§ **Task**
Scan the records below for the line with "Convert this chart to matplotlib code." and the line with "ax = fig.add_axes([81", and retype that range exactly, both ends included, pictures excepted.

§ **Data entries**
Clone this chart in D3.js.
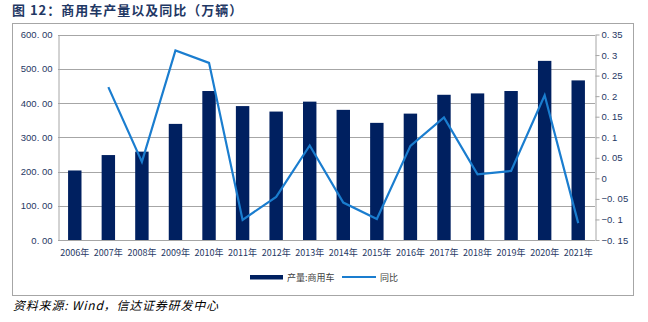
<!DOCTYPE html>
<html>
<head>
<meta charset="utf-8">
<script src="https://cdn.jsdelivr.net/npm/d3@7"></script>
<style>
  html, body { margin: 0; padding: 0; background: #fff; }
  svg { display: block; }
  text { font-family: "Liberation Sans", Arial, "Noto Sans CJK SC", sans-serif; }
</style>
</head>
<body>
<svg id="chart" width="648" height="322"></svg>
<script>
// Commercial vehicle output (10k units) and year-on-year change
const years = ["2006年","2007年","2008年","2009年","2010年","2011年","2012年","2013年",
               "2014年","2015年","2016年","2017年","2018年","2019年","2020年","2021年"];
const output = [203, 248, 258, 339, 435, 391, 375, 404, 380, 342, 369, 424, 428, 435, 523, 466];
const yoy = [null, 0.222, 0.040, 0.311, 0.281, -0.101, -0.045, 0.080, -0.059, -0.099, 0.079, 0.148, 0.010, 0.018, 0.202, -0.109];
const leftTicks = [0, 100, 200, 300, 400, 500, 600];
const rightTicks = [-0.15, -0.1, -0.05, 0, 0.05, 0.1, 0.15, 0.2, 0.25, 0.3, 0.35];

const svg = d3.select("#chart");
const cjk = '"Noto Sans CJK SC", sans-serif';
const plot = { left: 58, right: 595, top: 34.5, bottom: 240 };

const x = d3.scaleBand().domain(years).range([plot.left, plot.right]).paddingInner(0.6).paddingOuter(0.3);
const yL = d3.scaleLinear().domain([0, 600]).range([plot.bottom, plot.top]);
const yR = d3.scaleLinear().domain([-0.15, 0.35]).range([plot.bottom, plot.top]);

// Title
svg.append("text").attr("x", 12).attr("y", 15)
  .style("font-family", cjk).style("font-size", "13px").style("font-weight", "bold")
  .style("letter-spacing", "1px")
  .attr("fill", "#1f3864").text("图 12：商用车产量以及同比（万辆）");

// Outer frame
svg.append("rect").attr("x", 12.5).attr("y", 23.5).attr("width", 621).attr("height", 272)
  .attr("fill", "none").attr("stroke", "#a6a6a6").attr("stroke-width", 1);

// Gridlines
svg.append("g").selectAll("line").data(leftTicks).join("line")
  .attr("x1", plot.left).attr("x2", plot.right)
  .attr("y1", d => Math.round(yL(d)) + 0.5).attr("y2", d => Math.round(yL(d)) + 0.5)
  .attr("stroke", "#a6a6a6").attr("stroke-width", 1);

// Left axis
const fmtL = d => d.toFixed(2).replace(".", ". ");
const gL = svg.append("g").attr("transform", `translate(${plot.left + 0.5},0)`)
  .call(d3.axisLeft(yL).tickValues(leftTicks).tickSize(0).tickPadding(6).tickFormat(fmtL));
gL.select(".domain").attr("stroke", "#a6a6a6");
gL.selectAll("text").attr("fill", "#1f3864").style("font-size", "9.5px");

// Right axis
const fmtR = d => (+d.toFixed(2)).toString().replace("-", "−").replace(".", ". ");
const gR = svg.append("g").attr("transform", `translate(${plot.right + 0.5},0)`)
  .call(d3.axisRight(yR).tickValues(rightTicks).tickSize(4).tickSizeOuter(0).tickPadding(2).tickFormat(fmtR));
gR.select(".domain").attr("stroke", "#a6a6a6");
gR.selectAll(".tick line").attr("stroke", "#a6a6a6");
gR.selectAll("text").attr("fill", "#1f3864").style("font-size", "9.5px");

// Bars
svg.append("g").selectAll("rect").data(years).join("rect")
  .attr("x", d => x(d)).attr("width", x.bandwidth())
  .attr("y", (d, i) => yL(output[i])).attr("height", (d, i) => yL(0) - yL(output[i]))
  .attr("fill", "#002060");

// X labels
svg.append("g").selectAll("text").data(years).join("text")
  .attr("x", d => x(d) + x.bandwidth() / 2).attr("y", 256)
  .attr("text-anchor", "middle").style("font-family", cjk).style("font-size", "9px")
  .attr("fill", "#1f3864").text(d => d);

// YoY line
const line = d3.line()
  .defined(d => d.v !== null)
  .x(d => x(d.k) + x.bandwidth() / 2)
  .y(d => yR(d.v));
svg.append("path").datum(years.map((k, i) => ({ k, v: yoy[i] })))
  .attr("d", line).attr("fill", "none").attr("stroke", "#1a7dcf").attr("stroke-width", 2.2)
  .attr("stroke-linejoin", "miter");

// Legend
const lg = svg.append("g");
lg.append("rect").attr("x", 250).attr("y", 275).attr("width", 33).attr("height", 4.5).attr("fill", "#002060");
lg.append("text").attr("x", 287).attr("y", 280.5).style("font-family", cjk).style("font-size", "9px")
  .attr("fill", "#404040").text("产量:商用车");
lg.append("line").attr("x1", 342).attr("x2", 376).attr("y1", 277).attr("y2", 277)
  .attr("stroke", "#1a7dcf").attr("stroke-width", 2);
lg.append("text").attr("x", 380).attr("y", 280.5).style("font-family", cjk).style("font-size", "9px")
  .attr("fill", "#404040").text("同比");

// Source note
svg.append("text").attr("x", 13).attr("y", 310)
  .style("font-family", cjk).style("font-size", "12px").style("font-style", "italic")
  .style("letter-spacing", "0.8px")
  .attr("fill", "#000").text("资料来源: Wind，信达证券研发中心");
</script>
</body>
</html>
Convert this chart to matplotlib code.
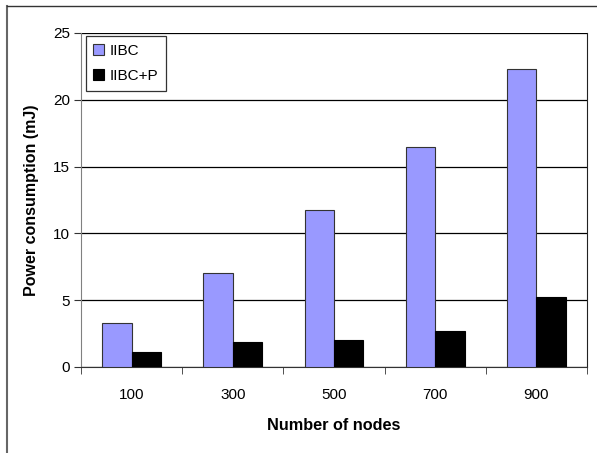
import matplotlib.pyplot as plt
import numpy as np

plt.rcParams['font.family'] = ['Liberation Sans', 'DejaVu Sans']

nodes = ['100', '300', '500', '700', '900']
iibc = [3.3, 7.0, 11.75, 16.45, 22.3]
iibc_p = [1.1, 1.9, 2.05, 2.7, 5.25]

fig = plt.figure(figsize=(5.97, 4.53), dpi=100)
ax = fig.add_axes([81 / 597, 1 - 367 / 453, 506 / 597, 334 / 453])

x = np.arange(len(nodes))
w = 0.29
ax.bar(x - w / 2, iibc, w, color='#9999FF', edgecolor='#333333', linewidth=0.8,
       label='IIBC', zorder=3)
ax.bar(x + w / 2, iibc_p, w, color='black', edgecolor='black', linewidth=0.8,
       label='IIBC+P', zorder=3)

ax.set_xlim(-0.5, len(nodes) - 0.5)
ax.set_ylim(0, 25)
ax.set_yticks(range(0, 26, 5))
ax.set_xticks(x)
ax.set_xticklabels(nodes, fontsize=11)
ax.set_xticks(np.arange(-0.5, len(nodes), 1), minor=True)
ax.tick_params(axis='x', which='major', length=0, pad=15)
ax.tick_params(axis='x', which='minor', length=5, direction='out', color='#333333')
ax.tick_params(axis='y', length=5, direction='out', labelsize=11, pad=3, color='#333333')
ax.yaxis.grid(True, color='black', linewidth=0.9, zorder=0)

ax.spines['top'].set_visible(False)
ax.spines['left'].set_color('#808080')
ax.spines['bottom'].set_color('#333333')
ax.spines['right'].set_color('#222222')

ax.set_xlabel('Number of nodes', fontsize=11.7, fontweight='bold', labelpad=12)
ax.set_ylabel('Power consumption (mJ)', fontsize=11.5, fontweight='bold', labelpad=10)

leg = ax.legend(loc='upper left', bbox_to_anchor=(0.0, 1.005), fontsize=11,
                frameon=True, fancybox=False, edgecolor='black', handlelength=0.7,
                handleheight=0.7, handletextpad=0.35, borderpad=0.5, labelspacing=0.75,
                borderaxespad=0.3)
leg.get_frame().set_linewidth(0.9)

# outer chart frame
fig.add_artist(plt.Line2D([7 / 597, 7 / 597], [0, 1 - 6 / 453], color='#666666',
                          linewidth=1.5, transform=fig.transFigure))
fig.add_artist(plt.Line2D([7 / 597, 1], [1 - 6 / 453, 1 - 6 / 453], color='#333333',
                          linewidth=1.0, transform=fig.transFigure))

fig.savefig('out.png', dpi=100)
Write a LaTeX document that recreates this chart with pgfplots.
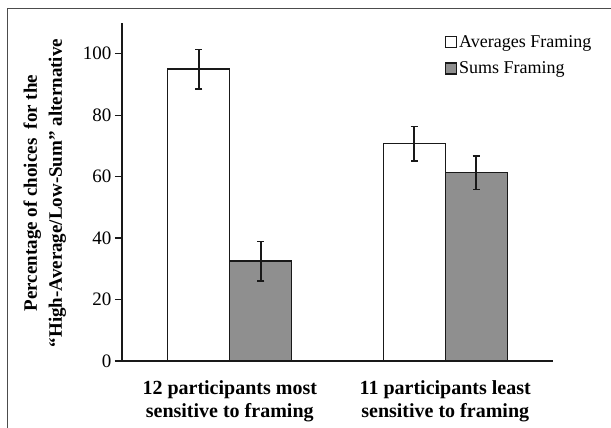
\documentclass[border=0pt]{standalone}
\usepackage{fontspec}
\setmainfont{Liberation Serif}
\usepackage{pgfplots}
\pgfplotsset{compat=1.18}
\definecolor{barGray}{RGB}{143,143,143}
\begin{document}
\begin{tikzpicture}
\path[use as bounding box] (0,0) rectangle (611bp,428bp);
\draw[line width=1bp, black!70] (7bp,0) -- (7bp,419bp) -- (611bp,419bp);
\begin{axis}[
  at={(122bp,67bp)}, anchor=south west,
  scale only axis, width=431bp, height=338bp,
  ymin=0, ymax=110, xmin=-0.5, xmax=1.5,
  axis x line=bottom, axis y line=left,
  axis line style={-, line width=1.3bp, black!90},
  x axis line style={shorten <=-7bp},
  ytick={0,20,40,60,80,100},
  xtick={0,1},
  xticklabels={{12 participants most\\sensitive to framing},{11 participants least\\sensitive to framing}},
  xticklabel style={font=\fontsize{20bp}{23bp}\selectfont\bfseries, align=center, yshift=-9bp},
  yticklabel style={font=\fontsize{19bp}{22bp}\selectfont},
  /pgf/number format/assume math mode=true,
  tick align=outside, major tick length=7bp,
  ytick style={line width=1.3bp, black!90},
  xtick style={draw=none},
  ybar=0pt, bar width=62bp,
  ylabel={Percentage of choices \ for the\\``High-Average/Low-Sum'' alternative},
  every axis y label/.style={at={(rel axis cs:-0.179,0.497)}, rotate=90, anchor=center, align=center, font=\fontsize{19bp}{25bp}\selectfont\bfseries},
  legend style={at={(rel axis cs:0.749,0.97)}, anchor=north west, draw=none, fill=none,
    font=\fontsize{18bp}{20bp}\selectfont, row sep=9bp, inner sep=0pt,
    /tikz/every even column/.append style={column sep=0pt}},
  legend cell align=left,
  legend image code/.code={\draw[#1, line width=1.2bp] (0bp,-5.5bp) rectangle (11bp,5.5bp);},
]
\addplot[fill=white, draw=black!90, line width=1.4bp,
  error bars/.cd, y dir=both, y explicit,
  error bar style={line width=1.6bp, black!90},
  error mark options={rotate=90, mark size=3.7bp, line width=1.6bp, black!90}]
  coordinates {(0,95) +- (0,6.4) (1,70.7) +- (0,5.6)};
\addplot[fill=barGray, draw=black!90, line width=1.4bp,
  error bars/.cd, y dir=both, y explicit,
  error bar style={line width=1.6bp, black!90},
  error mark options={rotate=90, mark size=3.7bp, line width=1.6bp, black!90}]
  coordinates {(0,32.5) +- (0,6.4) (1,61.3) +- (0,5.5)};
\legend{Averages Framing, Sums Framing}
\end{axis}
\end{tikzpicture}
\end{document}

§ **Correct answer**
Convert this chart to matplotlib code.
import matplotlib.pyplot as plt
import numpy as np

plt.rcParams['font.family'] = ['Liberation Sans', 'DejaVu Sans']

nodes = ['100', '300', '500', '700', '900']
iibc = [3.3, 7.0, 11.75, 16.45, 22.3]
iibc_p = [1.1, 1.9, 2.05, 2.7, 5.25]

fig = plt.figure(figsize=(5.97, 4.53), dpi=100)
ax = fig.add_axes([81 / 597, 1 - 367 / 453, 506 / 597, 334 / 453])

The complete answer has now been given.